* _TO BE DONE_
Only the number is wanted: how many lines in the data contain "chart"?

* _DATASET EXCERPT_
------------------------------------------------

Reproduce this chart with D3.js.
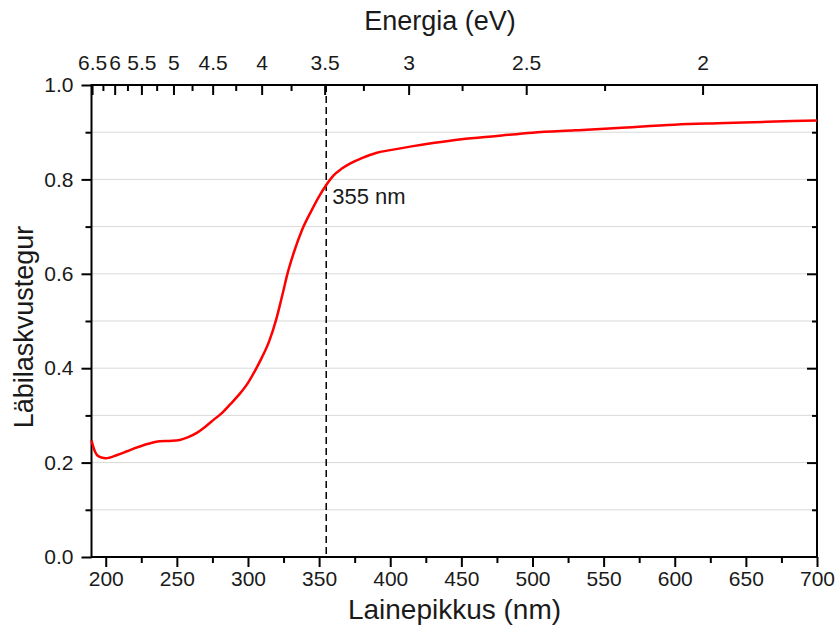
<!DOCTYPE html>
<html>
<head>
<meta charset="utf-8">
<script src="https://cdn.jsdelivr.net/npm/d3@7/dist/d3.min.js"></script>
<style>
  html, body { margin: 0; padding: 0; background: #fff; }
  svg { display: block; font-family: "Liberation Sans", Arial, sans-serif; }
</style>
</head>
<body>
<svg id="chart" width="839" height="635"></svg>
<script>
// ---- Data ----
const wavelength = [190, 191, 192.5, 195, 200, 208, 215, 220, 230, 238, 245, 252, 258, 264, 270, 276, 282, 288, 294, 300, 305, 310, 315, 320, 324, 328, 332, 338, 345, 350, 355, 360, 366, 372, 380, 390, 400, 415, 430, 450, 475, 500, 530, 560, 600, 630, 665, 700];
const transmission = [0.247, 0.236, 0.223, 0.213, 0.209, 0.216, 0.224, 0.230, 0.240, 0.245, 0.246, 0.248, 0.254, 0.263, 0.276, 0.291, 0.306, 0.325, 0.345, 0.369, 0.395, 0.424, 0.458, 0.505, 0.553, 0.603, 0.643, 0.693, 0.736, 0.764, 0.788, 0.808, 0.823, 0.834, 0.845, 0.856, 0.862, 0.870, 0.877, 0.885, 0.892, 0.899, 0.904, 0.909, 0.916, 0.919, 0.922, 0.925];

const xMajorTicks = [200, 250, 300, 350, 400, 450, 500, 550, 600, 650, 700];
const xMinorTicks = [225, 275, 325, 375, 425, 475, 525, 575, 625, 675];
const yMajorTicks = [0, 0.2, 0.4, 0.6, 0.8, 1.0];
const yMinorTicks = [0.1, 0.3, 0.5, 0.7, 0.9];
const yGridTicks = [0.1, 0.2, 0.3, 0.4, 0.5, 0.6, 0.7, 0.8, 0.9];
const energyMajorTicks = [6.5, 6, 5.5, 5, 4.5, 4, 3.5, 3, 2.5, 2];
const energyMinorTicks = [6.25, 5.75, 5.25, 4.75, 4.25, 3.75, 3.25, 2.75, 2.25];
const markerWavelength = 355;
const markerLabel = "355 nm";
const hc = 1239.84; // eV*nm

// ---- Layout ----
const L = 91.5, R = 817, T = 85, B = 557;
const tickFont = 21;
const svg = d3.select("#chart");
svg.append("rect").attr("width", 839).attr("height", 635).attr("fill", "#fff");

const x = d3.scaleLinear().domain([190, 700]).range([L, R]);
const y = d3.scaleLinear().domain([0, 1]).range([B, T]);

// gridlines
svg.append("g").selectAll("line").data(yGridTicks).join("line")
  .attr("x1", L).attr("x2", R)
  .attr("y1", d => y(d)).attr("y2", d => y(d))
  .attr("stroke", "#d9d9d9").attr("stroke-width", 1);

function styleAxis(g, w) {
  g.select(".domain").remove();
  g.selectAll(".tick line").attr("stroke", "#000").attr("stroke-width", w || 2);
  g.selectAll(".tick text").attr("fill", "#1a1a1a").attr("font-size", tickFont)
    .attr("font-family", "'Liberation Sans', Arial, sans-serif");
}

// bottom axis
const gb = svg.append("g").attr("transform", `translate(0,${B})`)
  .call(d3.axisBottom(x).tickValues(xMajorTicks).tickSize(10).tickSizeOuter(0).tickPadding(4).tickFormat(d3.format("d")));
styleAxis(gb);
const gbm = svg.append("g").attr("transform", `translate(0,${B})`)
  .call(d3.axisBottom(x).tickValues(xMinorTicks).tickSize(6).tickSizeOuter(0).tickFormat(""));
styleAxis(gbm);

// left axis
const gl = svg.append("g").attr("transform", `translate(${L},0)`)
  .call(d3.axisLeft(y).tickValues(yMajorTicks).tickSize(10).tickSizeOuter(0).tickPadding(8).tickFormat(d3.format(".1f")));
styleAxis(gl);
const glm = svg.append("g").attr("transform", `translate(${L},0)`)
  .call(d3.axisLeft(y).tickValues(yMinorTicks).tickSize(6).tickSizeOuter(0).tickFormat(""));
styleAxis(glm);

// right axis (inward ticks)
const gr = svg.append("g").attr("transform", `translate(${R},0)`)
  .call(d3.axisRight(y).tickValues(yMajorTicks.filter(d => d > 0 && d < 1)).tickSize(-10).tickSizeOuter(0).tickFormat(""));
styleAxis(gr);
const grm = svg.append("g").attr("transform", `translate(${R},0)`)
  .call(d3.axisRight(y).tickValues(yMinorTicks).tickSize(-5).tickSizeOuter(0).tickFormat(""));
styleAxis(grm);

// top axis: energy (inward ticks)
const eX = e => x(hc / e);
const topAxis = svg.append("g");
topAxis.selectAll("line.maj").data(energyMajorTicks).join("line").attr("class", "maj")
  .attr("x1", eX).attr("x2", eX).attr("y1", T).attr("y2", T + 10)
  .attr("stroke", "#000").attr("stroke-width", 2);
topAxis.selectAll("line.min").data(energyMinorTicks).join("line").attr("class", "min")
  .attr("x1", eX).attr("x2", eX).attr("y1", T).attr("y2", T + 6)
  .attr("stroke", "#000").attr("stroke-width", 2);
topAxis.selectAll("text").data(energyMajorTicks).join("text")
  .attr("x", eX).attr("y", T - 15)
  .attr("text-anchor", "middle").attr("font-size", tickFont).attr("fill", "#1a1a1a")
  .text(d => String(d));

// frame
svg.append("rect").attr("x", L).attr("y", T).attr("width", R - L).attr("height", B - T)
  .attr("fill", "none").attr("stroke", "#000").attr("stroke-width", 2);

// dashed marker
svg.append("line")
  .attr("x1", x(markerWavelength)).attr("x2", x(markerWavelength))
  .attr("y1", T).attr("y2", B)
  .attr("stroke", "#000").attr("stroke-width", 1.5).attr("stroke-dasharray", "7,4");

// curve
const line = d3.line().x((d, i) => x(wavelength[i])).y(d => y(d)).curve(d3.curveMonotoneX);
svg.append("path").datum(transmission).attr("d", line)
  .attr("fill", "none").attr("stroke", "#ff0000").attr("stroke-width", 2.5)
  .attr("stroke-linejoin", "round");

// annotation
svg.append("text").attr("x", x(markerWavelength) + 6).attr("y", 204)
  .attr("font-size", 22).attr("fill", "#1a1a1a").text(markerLabel);

// titles
svg.append("text").attr("x", 440).attr("y", 30).attr("text-anchor", "middle")
  .attr("font-size", 27).attr("fill", "#1a1a1a").text("Energia (eV)");
svg.append("text").attr("x", 454.5).attr("y", 619).attr("text-anchor", "middle")
  .attr("font-size", 28).attr("fill", "#1a1a1a").text("Lainepikkus (nm)");
svg.append("text").attr("transform", "translate(33,327) rotate(-90)").attr("text-anchor", "middle")
  .attr("font-size", 27).attr("fill", "#1a1a1a").text("Läbilaskvustegur");
</script>
</body>
</html>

------------------------------------------------

* _RESULT BELOW_
3